# REQUEST
Identify the lines in the data below that contain "matplotlib" and give only how many there are.
### RECORDS SHOWN
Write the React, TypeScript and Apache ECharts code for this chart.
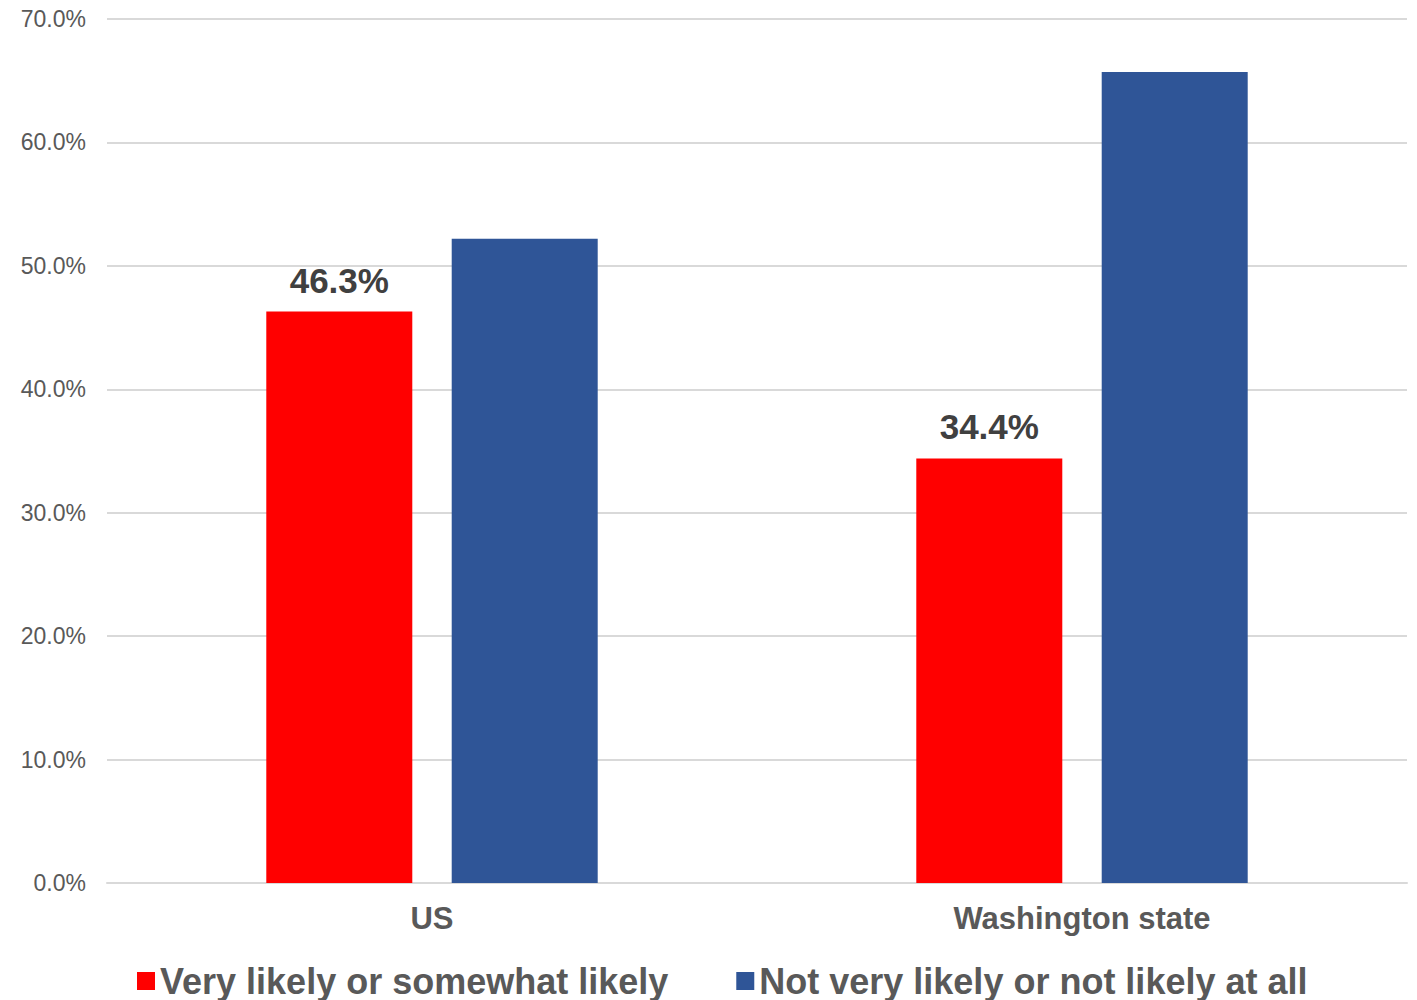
######
### RECORDS SHOWN
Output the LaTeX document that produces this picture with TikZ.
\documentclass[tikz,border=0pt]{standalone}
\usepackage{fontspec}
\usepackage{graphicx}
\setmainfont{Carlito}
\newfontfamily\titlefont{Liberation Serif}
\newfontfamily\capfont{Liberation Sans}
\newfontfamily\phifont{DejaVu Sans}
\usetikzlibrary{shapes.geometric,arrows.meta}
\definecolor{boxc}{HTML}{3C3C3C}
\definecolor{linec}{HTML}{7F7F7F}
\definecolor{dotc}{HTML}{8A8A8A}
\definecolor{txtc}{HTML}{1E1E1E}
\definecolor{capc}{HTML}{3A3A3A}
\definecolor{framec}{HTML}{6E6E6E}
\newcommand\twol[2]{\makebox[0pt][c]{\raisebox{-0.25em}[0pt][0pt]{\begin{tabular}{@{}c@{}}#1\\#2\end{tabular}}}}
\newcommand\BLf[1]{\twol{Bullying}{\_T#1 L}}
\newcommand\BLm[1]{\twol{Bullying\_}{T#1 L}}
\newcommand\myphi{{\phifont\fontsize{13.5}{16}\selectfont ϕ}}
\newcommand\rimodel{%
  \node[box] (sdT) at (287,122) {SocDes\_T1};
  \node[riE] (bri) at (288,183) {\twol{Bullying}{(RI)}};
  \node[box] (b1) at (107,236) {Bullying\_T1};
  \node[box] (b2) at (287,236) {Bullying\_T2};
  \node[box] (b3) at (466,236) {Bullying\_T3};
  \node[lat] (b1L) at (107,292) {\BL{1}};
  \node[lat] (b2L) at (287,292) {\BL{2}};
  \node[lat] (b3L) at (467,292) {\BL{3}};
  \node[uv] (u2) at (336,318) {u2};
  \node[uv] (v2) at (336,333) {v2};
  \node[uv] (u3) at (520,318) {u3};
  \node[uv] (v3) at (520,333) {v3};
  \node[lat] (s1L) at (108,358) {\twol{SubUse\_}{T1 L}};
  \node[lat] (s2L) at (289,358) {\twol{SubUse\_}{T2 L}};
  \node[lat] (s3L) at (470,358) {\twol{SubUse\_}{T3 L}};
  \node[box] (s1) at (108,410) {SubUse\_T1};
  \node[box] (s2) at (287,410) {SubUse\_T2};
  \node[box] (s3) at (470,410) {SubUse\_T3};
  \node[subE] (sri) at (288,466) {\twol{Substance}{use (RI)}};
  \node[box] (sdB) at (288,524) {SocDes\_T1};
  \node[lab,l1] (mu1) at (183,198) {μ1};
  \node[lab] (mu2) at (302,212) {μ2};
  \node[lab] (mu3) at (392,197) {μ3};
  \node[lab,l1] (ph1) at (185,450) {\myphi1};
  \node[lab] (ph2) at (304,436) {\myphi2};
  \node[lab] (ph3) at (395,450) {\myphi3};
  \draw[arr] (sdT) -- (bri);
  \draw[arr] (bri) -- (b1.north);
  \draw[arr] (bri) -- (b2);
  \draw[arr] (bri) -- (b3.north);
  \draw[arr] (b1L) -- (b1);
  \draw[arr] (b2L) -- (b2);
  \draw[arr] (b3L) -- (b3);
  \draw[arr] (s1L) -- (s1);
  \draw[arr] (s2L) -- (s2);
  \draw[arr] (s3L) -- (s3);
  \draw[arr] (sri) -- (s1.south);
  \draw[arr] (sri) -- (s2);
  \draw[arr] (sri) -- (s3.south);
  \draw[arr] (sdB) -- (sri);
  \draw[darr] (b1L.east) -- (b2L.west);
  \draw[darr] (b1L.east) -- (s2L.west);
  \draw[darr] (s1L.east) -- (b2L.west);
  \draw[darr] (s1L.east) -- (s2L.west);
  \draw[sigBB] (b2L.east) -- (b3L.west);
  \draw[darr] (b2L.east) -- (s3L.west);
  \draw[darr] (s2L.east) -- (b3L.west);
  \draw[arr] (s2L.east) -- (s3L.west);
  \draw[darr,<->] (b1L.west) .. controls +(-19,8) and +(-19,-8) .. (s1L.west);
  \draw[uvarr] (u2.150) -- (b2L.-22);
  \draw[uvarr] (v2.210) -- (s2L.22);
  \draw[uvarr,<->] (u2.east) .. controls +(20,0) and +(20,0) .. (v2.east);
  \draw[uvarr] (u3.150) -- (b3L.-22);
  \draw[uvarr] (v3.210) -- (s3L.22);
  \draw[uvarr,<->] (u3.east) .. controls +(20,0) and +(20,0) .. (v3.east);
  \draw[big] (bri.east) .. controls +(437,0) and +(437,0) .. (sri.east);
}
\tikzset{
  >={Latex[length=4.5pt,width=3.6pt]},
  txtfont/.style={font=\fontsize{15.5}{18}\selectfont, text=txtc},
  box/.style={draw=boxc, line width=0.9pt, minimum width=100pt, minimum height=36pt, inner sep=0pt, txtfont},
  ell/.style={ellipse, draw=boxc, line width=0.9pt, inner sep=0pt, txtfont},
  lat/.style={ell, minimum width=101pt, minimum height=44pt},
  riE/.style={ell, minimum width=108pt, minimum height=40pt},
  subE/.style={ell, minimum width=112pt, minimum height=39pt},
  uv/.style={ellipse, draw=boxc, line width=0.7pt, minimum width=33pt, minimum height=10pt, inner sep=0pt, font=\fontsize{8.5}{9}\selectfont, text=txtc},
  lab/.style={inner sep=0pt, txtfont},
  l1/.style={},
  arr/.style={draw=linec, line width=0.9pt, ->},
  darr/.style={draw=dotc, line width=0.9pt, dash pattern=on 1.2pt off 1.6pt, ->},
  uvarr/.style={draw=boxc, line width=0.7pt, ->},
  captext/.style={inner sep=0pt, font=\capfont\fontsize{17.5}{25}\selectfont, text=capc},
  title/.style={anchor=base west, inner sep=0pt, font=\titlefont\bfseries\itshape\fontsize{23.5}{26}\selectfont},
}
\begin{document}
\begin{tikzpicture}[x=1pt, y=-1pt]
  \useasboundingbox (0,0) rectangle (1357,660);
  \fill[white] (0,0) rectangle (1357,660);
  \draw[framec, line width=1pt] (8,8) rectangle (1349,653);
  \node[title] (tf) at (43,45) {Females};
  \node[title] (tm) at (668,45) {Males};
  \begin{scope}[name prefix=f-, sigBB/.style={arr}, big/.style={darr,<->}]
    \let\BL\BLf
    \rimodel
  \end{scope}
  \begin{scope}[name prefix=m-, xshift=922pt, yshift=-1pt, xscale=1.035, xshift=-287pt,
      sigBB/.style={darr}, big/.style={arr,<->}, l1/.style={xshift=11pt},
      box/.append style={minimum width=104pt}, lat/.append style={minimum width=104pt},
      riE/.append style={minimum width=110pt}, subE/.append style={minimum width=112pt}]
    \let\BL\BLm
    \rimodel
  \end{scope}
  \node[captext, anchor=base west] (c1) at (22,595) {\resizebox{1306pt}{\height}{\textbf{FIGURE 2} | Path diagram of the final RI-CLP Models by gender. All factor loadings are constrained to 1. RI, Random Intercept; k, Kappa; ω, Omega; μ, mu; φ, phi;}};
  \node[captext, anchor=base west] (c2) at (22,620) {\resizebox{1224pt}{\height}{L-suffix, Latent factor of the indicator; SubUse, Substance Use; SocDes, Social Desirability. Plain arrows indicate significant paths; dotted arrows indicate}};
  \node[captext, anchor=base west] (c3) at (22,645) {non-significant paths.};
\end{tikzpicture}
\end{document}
######
### RECORDS SHOWN
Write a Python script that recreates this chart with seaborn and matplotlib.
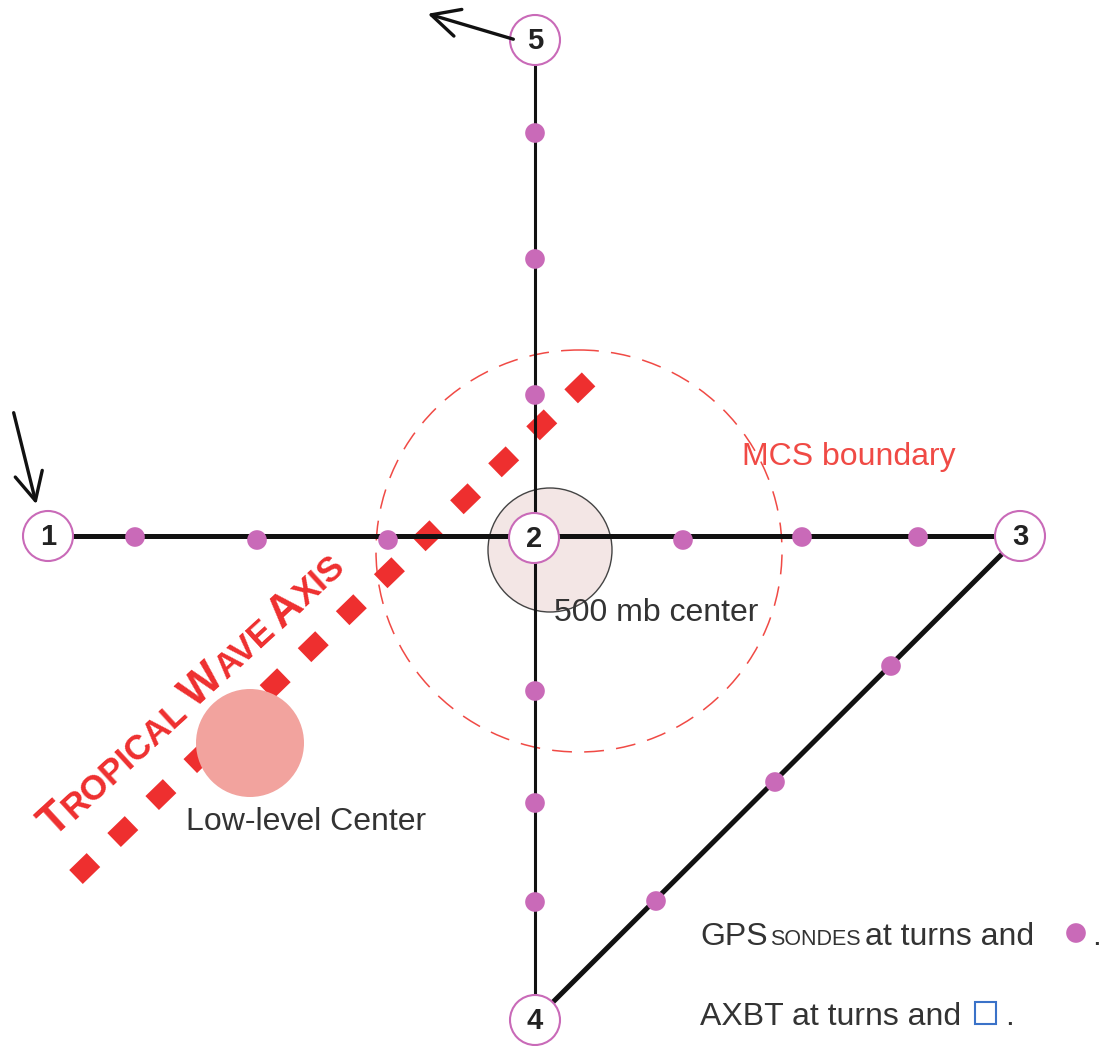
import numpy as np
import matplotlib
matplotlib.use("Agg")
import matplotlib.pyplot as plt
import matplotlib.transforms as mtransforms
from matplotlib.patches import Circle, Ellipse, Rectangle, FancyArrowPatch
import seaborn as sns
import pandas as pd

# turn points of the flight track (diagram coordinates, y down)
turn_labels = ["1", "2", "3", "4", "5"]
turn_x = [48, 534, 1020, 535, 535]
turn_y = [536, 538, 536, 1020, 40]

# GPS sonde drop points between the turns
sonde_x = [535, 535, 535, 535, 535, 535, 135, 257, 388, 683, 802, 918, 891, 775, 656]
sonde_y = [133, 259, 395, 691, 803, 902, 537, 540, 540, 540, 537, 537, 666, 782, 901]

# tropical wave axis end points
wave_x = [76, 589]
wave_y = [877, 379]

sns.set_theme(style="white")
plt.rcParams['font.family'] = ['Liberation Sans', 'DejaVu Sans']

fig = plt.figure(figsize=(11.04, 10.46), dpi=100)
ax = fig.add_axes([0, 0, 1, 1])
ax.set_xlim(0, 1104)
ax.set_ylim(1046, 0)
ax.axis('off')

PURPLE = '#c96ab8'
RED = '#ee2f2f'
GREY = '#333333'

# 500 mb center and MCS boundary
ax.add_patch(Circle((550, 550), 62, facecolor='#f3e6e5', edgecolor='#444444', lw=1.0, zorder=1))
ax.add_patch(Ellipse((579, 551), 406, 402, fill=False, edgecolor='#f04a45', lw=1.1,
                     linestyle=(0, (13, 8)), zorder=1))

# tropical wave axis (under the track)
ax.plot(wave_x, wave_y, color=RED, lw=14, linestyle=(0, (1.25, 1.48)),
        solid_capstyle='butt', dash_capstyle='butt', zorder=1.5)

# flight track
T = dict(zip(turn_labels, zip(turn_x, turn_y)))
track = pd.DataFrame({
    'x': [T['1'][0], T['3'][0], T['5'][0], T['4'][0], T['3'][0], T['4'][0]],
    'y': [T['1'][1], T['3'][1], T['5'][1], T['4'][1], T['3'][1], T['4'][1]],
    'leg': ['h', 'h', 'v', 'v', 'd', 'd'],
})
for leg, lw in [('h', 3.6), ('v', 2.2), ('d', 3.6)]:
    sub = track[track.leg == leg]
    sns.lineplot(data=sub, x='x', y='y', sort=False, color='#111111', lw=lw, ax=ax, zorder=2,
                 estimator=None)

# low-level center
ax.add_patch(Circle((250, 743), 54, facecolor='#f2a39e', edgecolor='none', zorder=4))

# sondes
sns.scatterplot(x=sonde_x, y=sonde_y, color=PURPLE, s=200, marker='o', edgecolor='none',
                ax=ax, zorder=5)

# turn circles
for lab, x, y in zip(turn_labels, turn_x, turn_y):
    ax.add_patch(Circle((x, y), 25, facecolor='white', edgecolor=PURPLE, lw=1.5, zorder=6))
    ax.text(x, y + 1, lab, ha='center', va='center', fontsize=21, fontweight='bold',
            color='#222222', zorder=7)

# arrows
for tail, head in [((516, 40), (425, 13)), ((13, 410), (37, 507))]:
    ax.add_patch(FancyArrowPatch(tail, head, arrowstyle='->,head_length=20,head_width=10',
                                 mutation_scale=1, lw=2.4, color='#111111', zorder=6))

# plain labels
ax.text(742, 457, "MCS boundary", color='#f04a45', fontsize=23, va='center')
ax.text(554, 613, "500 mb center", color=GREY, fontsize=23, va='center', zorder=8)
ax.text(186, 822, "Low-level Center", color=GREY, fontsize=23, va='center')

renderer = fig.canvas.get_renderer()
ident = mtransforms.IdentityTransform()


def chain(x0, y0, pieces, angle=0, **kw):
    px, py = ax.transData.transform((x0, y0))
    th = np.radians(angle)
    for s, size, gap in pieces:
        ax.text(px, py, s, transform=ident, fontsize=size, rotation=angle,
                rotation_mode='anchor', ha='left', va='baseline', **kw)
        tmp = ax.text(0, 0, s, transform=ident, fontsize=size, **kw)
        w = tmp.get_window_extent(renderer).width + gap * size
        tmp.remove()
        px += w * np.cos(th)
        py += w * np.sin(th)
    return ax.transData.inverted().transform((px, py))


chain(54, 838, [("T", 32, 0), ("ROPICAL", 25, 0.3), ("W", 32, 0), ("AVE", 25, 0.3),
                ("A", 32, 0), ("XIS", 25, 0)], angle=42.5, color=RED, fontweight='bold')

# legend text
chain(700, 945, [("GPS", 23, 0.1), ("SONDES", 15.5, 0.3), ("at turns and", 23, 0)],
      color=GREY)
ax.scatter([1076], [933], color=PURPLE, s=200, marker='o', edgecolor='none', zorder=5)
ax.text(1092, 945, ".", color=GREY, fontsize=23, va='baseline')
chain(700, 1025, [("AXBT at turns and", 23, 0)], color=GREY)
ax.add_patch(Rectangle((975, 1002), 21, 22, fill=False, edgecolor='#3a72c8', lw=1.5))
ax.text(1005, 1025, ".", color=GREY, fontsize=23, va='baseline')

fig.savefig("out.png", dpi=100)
######
# SOLUTION TO THIS PROBLEM
6